* [Work instructions]: Scan the lines below for the string "chart" and copy every one that has it.

───── Data segment

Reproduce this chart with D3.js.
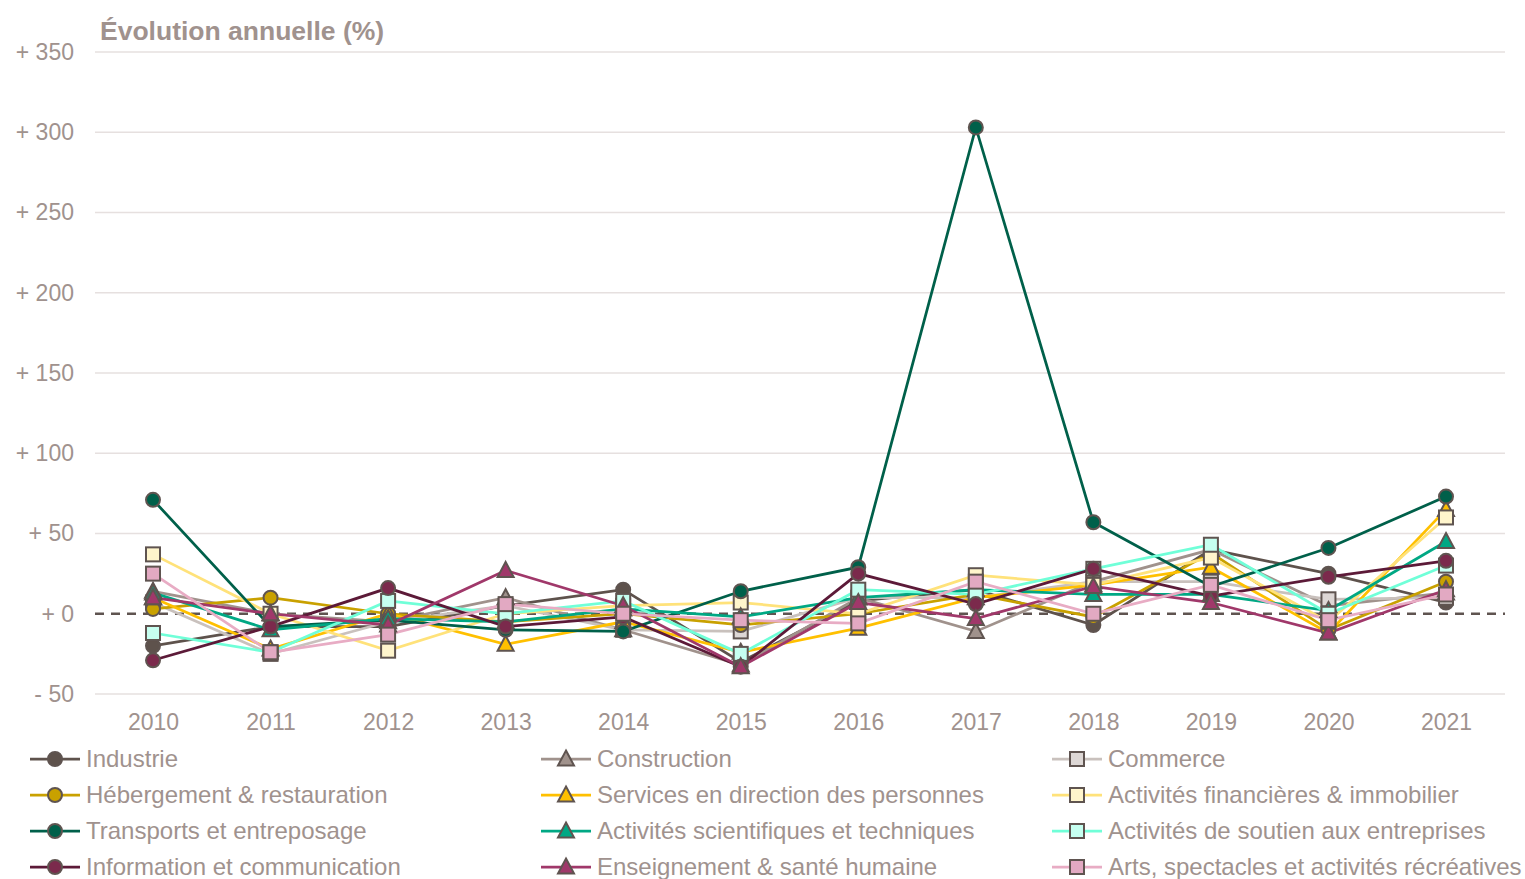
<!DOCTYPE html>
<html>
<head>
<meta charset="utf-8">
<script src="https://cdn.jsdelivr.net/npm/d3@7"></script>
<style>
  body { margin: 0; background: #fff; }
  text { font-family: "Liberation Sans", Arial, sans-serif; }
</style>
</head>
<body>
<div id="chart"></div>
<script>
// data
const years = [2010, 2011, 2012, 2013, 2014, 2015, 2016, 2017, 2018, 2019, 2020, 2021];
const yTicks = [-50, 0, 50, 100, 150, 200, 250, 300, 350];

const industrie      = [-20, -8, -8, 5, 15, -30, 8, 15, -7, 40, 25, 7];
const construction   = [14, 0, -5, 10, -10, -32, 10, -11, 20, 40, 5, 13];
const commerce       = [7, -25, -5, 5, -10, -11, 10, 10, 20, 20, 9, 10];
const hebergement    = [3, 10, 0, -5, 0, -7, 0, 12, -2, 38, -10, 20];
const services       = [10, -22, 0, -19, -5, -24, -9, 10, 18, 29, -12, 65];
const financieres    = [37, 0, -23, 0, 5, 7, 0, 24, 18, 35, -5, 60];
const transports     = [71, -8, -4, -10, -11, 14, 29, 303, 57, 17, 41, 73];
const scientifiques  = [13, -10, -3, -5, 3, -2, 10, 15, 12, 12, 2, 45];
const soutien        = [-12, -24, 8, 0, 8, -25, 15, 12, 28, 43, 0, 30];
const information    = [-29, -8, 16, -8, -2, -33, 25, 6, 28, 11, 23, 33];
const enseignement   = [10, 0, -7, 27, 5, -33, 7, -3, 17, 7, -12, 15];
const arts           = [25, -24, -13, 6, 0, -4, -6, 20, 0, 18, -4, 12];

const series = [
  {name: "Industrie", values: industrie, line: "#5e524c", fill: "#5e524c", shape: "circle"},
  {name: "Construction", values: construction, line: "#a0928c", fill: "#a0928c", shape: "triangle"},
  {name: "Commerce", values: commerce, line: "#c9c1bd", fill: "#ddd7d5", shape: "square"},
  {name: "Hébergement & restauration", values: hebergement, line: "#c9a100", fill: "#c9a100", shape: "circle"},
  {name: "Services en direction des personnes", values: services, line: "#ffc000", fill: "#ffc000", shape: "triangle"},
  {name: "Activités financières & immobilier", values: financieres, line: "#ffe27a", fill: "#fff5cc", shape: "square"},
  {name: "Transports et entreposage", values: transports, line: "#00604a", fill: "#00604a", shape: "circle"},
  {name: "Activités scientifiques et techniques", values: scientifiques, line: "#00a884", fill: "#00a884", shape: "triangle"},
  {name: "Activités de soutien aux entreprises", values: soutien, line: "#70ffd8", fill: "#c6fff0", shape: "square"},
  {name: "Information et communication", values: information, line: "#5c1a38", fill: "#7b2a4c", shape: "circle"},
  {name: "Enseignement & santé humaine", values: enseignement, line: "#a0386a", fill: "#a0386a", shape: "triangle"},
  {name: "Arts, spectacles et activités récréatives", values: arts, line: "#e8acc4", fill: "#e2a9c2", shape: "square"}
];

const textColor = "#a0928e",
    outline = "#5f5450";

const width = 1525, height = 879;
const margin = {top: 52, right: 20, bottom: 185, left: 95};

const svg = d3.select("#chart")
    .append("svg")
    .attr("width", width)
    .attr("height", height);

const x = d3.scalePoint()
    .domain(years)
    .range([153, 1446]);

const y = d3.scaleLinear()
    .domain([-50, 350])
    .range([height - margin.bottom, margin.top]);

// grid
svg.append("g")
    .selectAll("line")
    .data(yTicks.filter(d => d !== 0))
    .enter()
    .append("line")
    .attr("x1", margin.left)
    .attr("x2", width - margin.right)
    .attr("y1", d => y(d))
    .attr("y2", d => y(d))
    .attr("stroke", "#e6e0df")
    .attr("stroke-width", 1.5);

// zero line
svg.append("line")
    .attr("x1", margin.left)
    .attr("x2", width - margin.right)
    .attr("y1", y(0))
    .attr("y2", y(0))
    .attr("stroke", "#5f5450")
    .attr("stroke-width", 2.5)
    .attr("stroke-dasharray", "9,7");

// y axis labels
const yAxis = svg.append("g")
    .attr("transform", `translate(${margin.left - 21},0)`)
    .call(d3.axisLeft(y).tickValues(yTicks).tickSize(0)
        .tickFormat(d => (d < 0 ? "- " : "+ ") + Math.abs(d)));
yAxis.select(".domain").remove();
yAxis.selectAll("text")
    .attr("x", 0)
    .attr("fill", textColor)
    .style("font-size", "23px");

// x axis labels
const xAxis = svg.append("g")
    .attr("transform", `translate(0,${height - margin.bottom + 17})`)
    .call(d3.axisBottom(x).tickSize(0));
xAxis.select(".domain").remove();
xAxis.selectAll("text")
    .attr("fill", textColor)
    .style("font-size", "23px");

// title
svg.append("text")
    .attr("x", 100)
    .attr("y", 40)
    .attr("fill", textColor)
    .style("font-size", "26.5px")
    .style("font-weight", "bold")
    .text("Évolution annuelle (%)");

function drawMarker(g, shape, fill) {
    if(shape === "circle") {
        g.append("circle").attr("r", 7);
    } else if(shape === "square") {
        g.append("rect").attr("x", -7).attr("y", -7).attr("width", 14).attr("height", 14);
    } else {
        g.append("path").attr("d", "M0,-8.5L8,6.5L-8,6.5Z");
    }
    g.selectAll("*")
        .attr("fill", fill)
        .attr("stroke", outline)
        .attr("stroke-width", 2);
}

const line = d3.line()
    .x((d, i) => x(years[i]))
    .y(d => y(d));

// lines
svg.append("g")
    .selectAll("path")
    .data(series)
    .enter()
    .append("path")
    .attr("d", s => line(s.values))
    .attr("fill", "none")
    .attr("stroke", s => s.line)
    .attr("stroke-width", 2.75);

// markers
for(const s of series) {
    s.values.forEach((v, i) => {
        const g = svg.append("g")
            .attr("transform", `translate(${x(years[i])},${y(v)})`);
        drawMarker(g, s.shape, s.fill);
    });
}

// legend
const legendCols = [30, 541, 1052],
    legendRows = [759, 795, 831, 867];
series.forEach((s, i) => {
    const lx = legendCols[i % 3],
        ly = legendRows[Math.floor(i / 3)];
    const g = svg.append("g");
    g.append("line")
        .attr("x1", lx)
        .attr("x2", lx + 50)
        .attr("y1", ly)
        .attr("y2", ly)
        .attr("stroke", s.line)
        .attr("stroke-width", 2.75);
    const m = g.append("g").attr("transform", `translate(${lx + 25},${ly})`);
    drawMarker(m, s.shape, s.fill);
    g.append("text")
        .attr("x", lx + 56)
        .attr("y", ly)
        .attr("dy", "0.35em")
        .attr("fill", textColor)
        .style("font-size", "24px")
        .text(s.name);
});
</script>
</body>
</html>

──────────

* [Response to this exercise]:
Reproduce this chart with D3.js.
<div id="chart"></div>
const svg = d3.select("#chart")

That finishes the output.